The typical corporate board of directors has nine members, five of whom are “outsiders”, i.e., “who are not current or former employees, and who do not have dealings with the firm.” When such an outsider suddenly and unexpectedly dies, the stock price falls by about 5% on average, and falls even more if that outsider was not appointed by the current CEO. This 5% number is a (1% significant) estimate after controlling for director quality, by studying 30 directors who were outsiders on some boards, and insiders on other boards. This strongly suggests there are large gains to encouraging more independent firm directors. Details:
We investigate contributions of independent [= outsider] directors to shareholder value by examining stock price reactions to sudden deaths in the US from 1994 to 2007. We find, first, that following director death stock prices drop by 0.85% on average. Second, the degree of independence and board structure determine the marginal value of independent directors. …
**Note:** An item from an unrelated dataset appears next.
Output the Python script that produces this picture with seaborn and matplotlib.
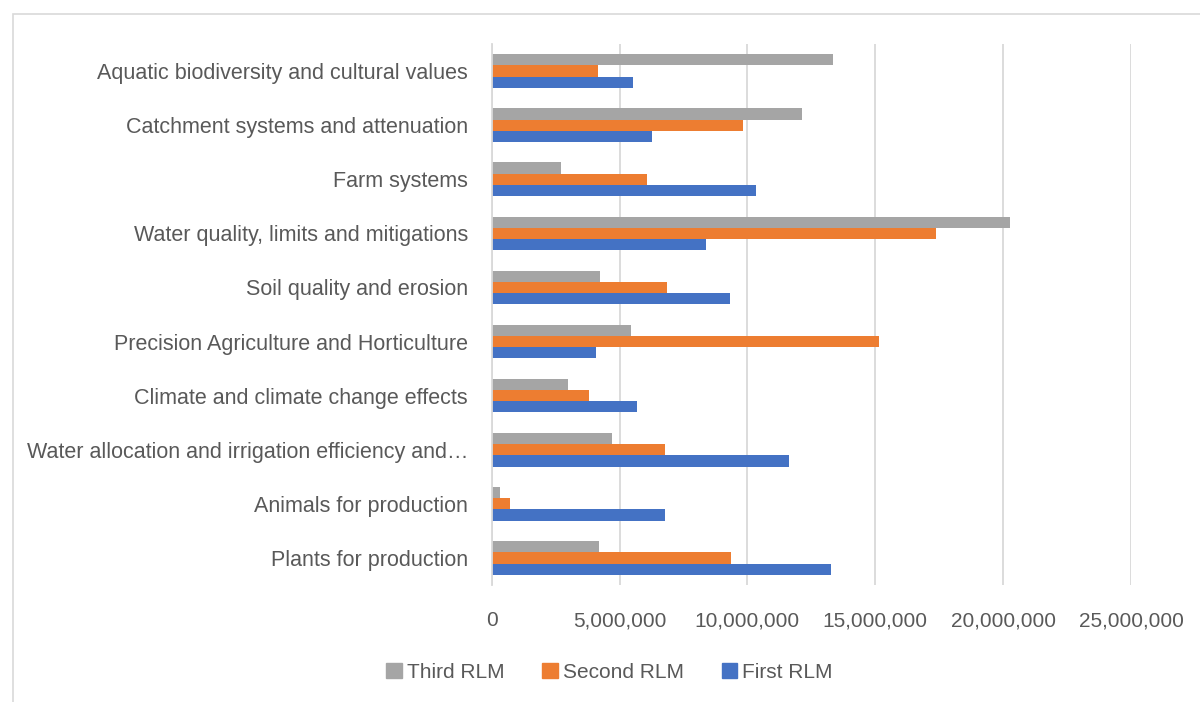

We … run fixed effect estimations … [to] control for any director-invariant heterogeneity (e.g., ability, experience, and skills). … For comparative purposes, we run the regression on this subsample without director fixed effects … [and] find a -3.52% negative stock price reaction to sudden deaths of independent directors. … Column 3 confirms these results when we also control for director fixed effects. … The stock price drops on average by 5.01% following the death. … We add more control variables … [and find] the stock price drops on average by 4.85%. …
Stock prices react less negatively when the independent director has long tenure. Controlling for the effect of tenure, the stock price reacts less negatively when the director is appointed during the tenure of the current CEO. The marginal value of independence is higher when there are fewer outside directors or in cases in which the deceased independent director serves crucial board functions, such as chairmanship or audit committee membership. Independence is particularly valuable when the deceased director holds the swing vote that secures a majority of independent directors on the board.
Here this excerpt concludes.